* **Dataset content**:

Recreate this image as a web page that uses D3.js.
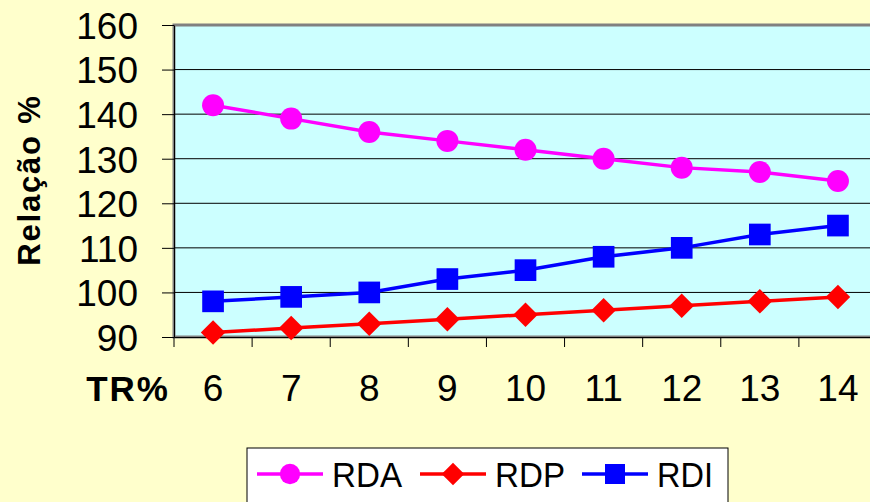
<!DOCTYPE html>
<html><head><meta charset="utf-8">
<script src="https://cdn.jsdelivr.net/npm/d3@7"></script>
<style>body{margin:0;background:#FFFFCC;overflow:hidden}svg{display:block}</style>
</head><body>
<svg id="c" width="870" height="502"></svg>
<script>
const categories = ["6","7","8","9","10","11","12","13","14"];
const rda = [142,139,136,134,132,130,128,127,125];
const rdp = [91,92,93,94,95,96,97,98,99];
const rdi = [98,99,100,103,105,108,110,113,115];
const yTicks = [90,100,110,120,130,140,150,160];
const seriesNames = ["RDA","RDP","RDI"];

const svg = d3.select("#c");
const W = 870, H = 502;
const L = 174, T = 25, R = 877, B = 337;
svg.append("rect").attr("width",W).attr("height",H).attr("fill","#FFFFCC");

const x = d3.scaleBand().domain(categories).range([L,R]);
const y = d3.scaleLinear().domain([90,160]).range([B,T]);
const font = "Arial, 'Liberation Sans', sans-serif";

// plot area
svg.append("rect").attr("x",L).attr("y",T).attr("width",R-L).attr("height",B-T)
  .attr("fill","#CCFFFF").attr("stroke","#808080").attr("stroke-width",3);

// gridlines
svg.append("g").selectAll("line").data(yTicks.filter(v=>v>90 && v<160)).join("line")
  .attr("x1",L).attr("x2",R).attr("y1",d=>y(d)).attr("y2",d=>y(d))
  .attr("stroke","#000").attr("stroke-width",1);

// y axis
const yAxis = svg.append("g").attr("transform",`translate(${L},0)`)
  .call(d3.axisLeft(y).tickValues(yTicks).tickSize(12).tickPadding(24).tickSizeOuter(0));
yAxis.select(".domain").attr("stroke","#000");
yAxis.selectAll("text").attr("font-family",font).attr("font-size",37).attr("fill","#000").attr("dy","0.36em");

// x axis
const xAxis = svg.append("g").attr("transform",`translate(0,${B})`)
  .call(d3.axisBottom(x).tickSize(0).tickPadding(38).tickSizeOuter(0));
xAxis.select(".domain").attr("stroke","#000");
xAxis.selectAll("text").attr("font-family",font).attr("font-size",37).attr("fill","#000");
const bounds = categories.map(c=>x(c));
xAxis.selectAll("line.sep").data(bounds).join("line").attr("class","sep")
  .attr("x1",d=>d).attr("x2",d=>d).attr("y1",0).attr("y2",10).attr("stroke","#000");

svg.append("text").attr("x",170).attr("y",401).attr("text-anchor","end")
  .attr("font-family",font).attr("font-weight","bold").attr("font-size",35)
  .attr("letter-spacing",2).text("TR%");

svg.append("text").attr("transform","translate(40,180) rotate(-90)").attr("text-anchor","middle")
  .attr("font-family",font).attr("font-weight","bold").attr("font-size",31)
  .attr("letter-spacing",1.8).text("Relação %");

const cx = d => x(d) + x.bandwidth()/2;
const series = [
  {name:seriesNames[0], vals:rda, color:"#FF00FF", sym:d3.symbolCircle, size:380, rot:0},
  {name:seriesNames[1], vals:rdp, color:"#FF0000", sym:d3.symbolSquare, size:300, rot:45},
  {name:seriesNames[2], vals:rdi, color:"#0000FF", sym:d3.symbolSquare, size:470, rot:0}
];
const line = d3.line().x((d,i)=>cx(categories[i])).y(d=>y(d));
series.forEach(s=>{
  svg.append("path").datum(s.vals).attr("d",line).attr("fill","none")
    .attr("stroke",s.color).attr("stroke-width",3.5);
  svg.append("g").selectAll("path").data(s.vals).join("path")
    .attr("transform",(d,i)=>`translate(${cx(categories[i])},${y(d)}) rotate(${s.rot})`)
    .attr("d",d3.symbol().type(s.sym).size(s.size)).attr("fill",s.color);
});

// legend
const lg = svg.append("g");
lg.append("rect").attr("x",247).attr("y",448).attr("width",481).attr("height",60)
  .attr("fill","#fff").attr("stroke","#000").attr("stroke-width",1);
const lx = [257,420,582];
series.forEach((s,i)=>{
  const g = lg.append("g").attr("transform",`translate(${lx[i]},474)`);
  g.append("line").attr("x1",0).attr("x2",66).attr("stroke",s.color).attr("stroke-width",3.5);
  g.append("path").attr("transform",`translate(33,0) rotate(${s.rot})`)
    .attr("d",d3.symbol().type(s.sym).size(s.size*0.85)).attr("fill",s.color);
  g.append("text").attr("x",75).attr("y",13).attr("font-family",font).attr("font-size",35)
    .attr("textLength", i===2?56:70).attr("lengthAdjust","spacingAndGlyphs").text(s.name);
});
</script>
</body></html>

* **Directions**:
In your copy, leave out the pictures and reproduce the material above exactly.

* **Output for this task**:
Recreate this image as a web page that uses D3.js.
<!DOCTYPE html>
<html><head><meta charset="utf-8">
<script src="https://cdn.jsdelivr.net/npm/d3@7"></script>
<style>body{margin:0;background:#FFFFCC;overflow:hidden}svg{display:block}</style>
</head><body>
<svg id="c" width="870" height="502"></svg>
<script>
const categories = ["6","7","8","9","10","11","12","13","14"];
const rda = [142,139,136,134,132,130,128,127,125];
const rdp = [91,92,93,94,95,96,97,98,99];
const rdi = [98,99,100,103,105,108,110,113,115];
const yTicks = [90,100,110,120,130,140,150,160];
const seriesNames = ["RDA","RDP","RDI"];

const svg = d3.select("#c");
const W = 870, H = 502;
const L = 174, T = 25, R = 877, B = 337;
svg.append("rect").attr("width",W).attr("height",H).attr("fill","#FFFFCC");

const x = d3.scaleBand().domain(categories).range([L,R]);
const y = d3.scaleLinear().domain([90,160]).range([B,T]);
const font = "Arial, 'Liberation Sans', sans-serif";

// plot area
svg.append("rect").attr("x",L).attr("y",T).attr("width",R-L).attr("height",B-T)
  .attr("fill","#CCFFFF").attr("stroke","#808080").attr("stroke-width",3);

// gridlines
svg.append("g").selectAll("line").data(yTicks.filter(v=>v>90 && v<160)).join("line")
  .attr("x1",L).attr("x2",R).attr("y1",d=>y(d)).attr("y2",d=>y(d))
  .attr("stroke","#000").attr("stroke-width",1);

// y axis
const yAxis = svg.append("g").attr("transform",`translate(${L},0)`)
  .call(d3.axisLeft(y).tickValues(yTicks).tickSize(12).tickPadding(24).tickSizeOuter(0));
yAxis.select(".domain").attr("stroke","#000");
yAxis.selectAll("text").attr("font-family",font).attr("font-size",37).attr("fill","#000").attr("dy","0.36em");

// x axis
const xAxis = svg.append("g").attr("transform",`translate(0,${B})`)
  .call(d3.axisBottom(x).tickSize(0).tickPadding(38).tickSizeOuter(0));
xAxis.select(".domain").attr("stroke","#000");
xAxis.selectAll("text").attr("font-family",font).attr("font-size",37).attr("fill","#000");
const bounds = categories.map(c=>x(c));
xAxis.selectAll("line.sep").data(bounds).join("line").attr("class","sep")
  .attr("x1",d=>d).attr("x2",d=>d).attr("y1",0).attr("y2",10).attr("stroke","#000");

svg.append("text").attr("x",170).attr("y",401).attr("text-anchor","end")
  .attr("font-family",font).attr("font-weight","bold").attr("font-size",35)
  .attr("letter-spacing",2).text("TR%");

svg.append("text").attr("transform","translate(40,180) rotate(-90)").attr("text-anchor","middle")
  .attr("font-family",font).attr("font-weight","bold").attr("font-size",31)
  .attr("letter-spacing",1.8).text("Relação %");

const cx = d => x(d) + x.bandwidth()/2;
const series = [
  {name:seriesNames[0], vals:rda, color:"#FF00FF", sym:d3.symbolCircle, size:380, rot:0},
  {name:seriesNames[1], vals:rdp, color:"#FF0000", sym:d3.symbolSquare, size:300, rot:45},
  {name:seriesNames[2], vals:rdi, color:"#0000FF", sym:d3.symbolSquare, size:470, rot:0}
];
const line = d3.line().x((d,i)=>cx(categories[i])).y(d=>y(d));
series.forEach(s=>{
  svg.append("path").datum(s.vals).attr("d",line).attr("fill","none")
    .attr("stroke",s.color).attr("stroke-width",3.5);
  svg.append("g").selectAll("path").data(s.vals).join("path")
    .attr("transform",(d,i)=>`translate(${cx(categories[i])},${y(d)}) rotate(${s.rot})`)
    .attr("d",d3.symbol().type(s.sym).size(s.size)).attr("fill",s.color);
});

// legend
const lg = svg.append("g");
lg.append("rect").attr("x",247).attr("y",448).attr("width",481).attr("height",60)
  .attr("fill","#fff").attr("stroke","#000").attr("stroke-width",1);
const lx = [257,420,582];
series.forEach((s,i)=>{
  const g = lg.append("g").attr("transform",`translate(${lx[i]},474)`);
  g.append("line").attr("x1",0).attr("x2",66).attr("stroke",s.color).attr("stroke-width",3.5);
  g.append("path").attr("transform",`translate(33,0) rotate(${s.rot})`)
    .attr("d",d3.symbol().type(s.sym).size(s.size*0.85)).attr("fill",s.color);
  g.append("text").attr("x",75).attr("y",13).attr("font-family",font).attr("font-size",35)
    .attr("textLength", i===2?56:70).attr("lengthAdjust","spacingAndGlyphs").text(s.name);
});
</script>
</body></html>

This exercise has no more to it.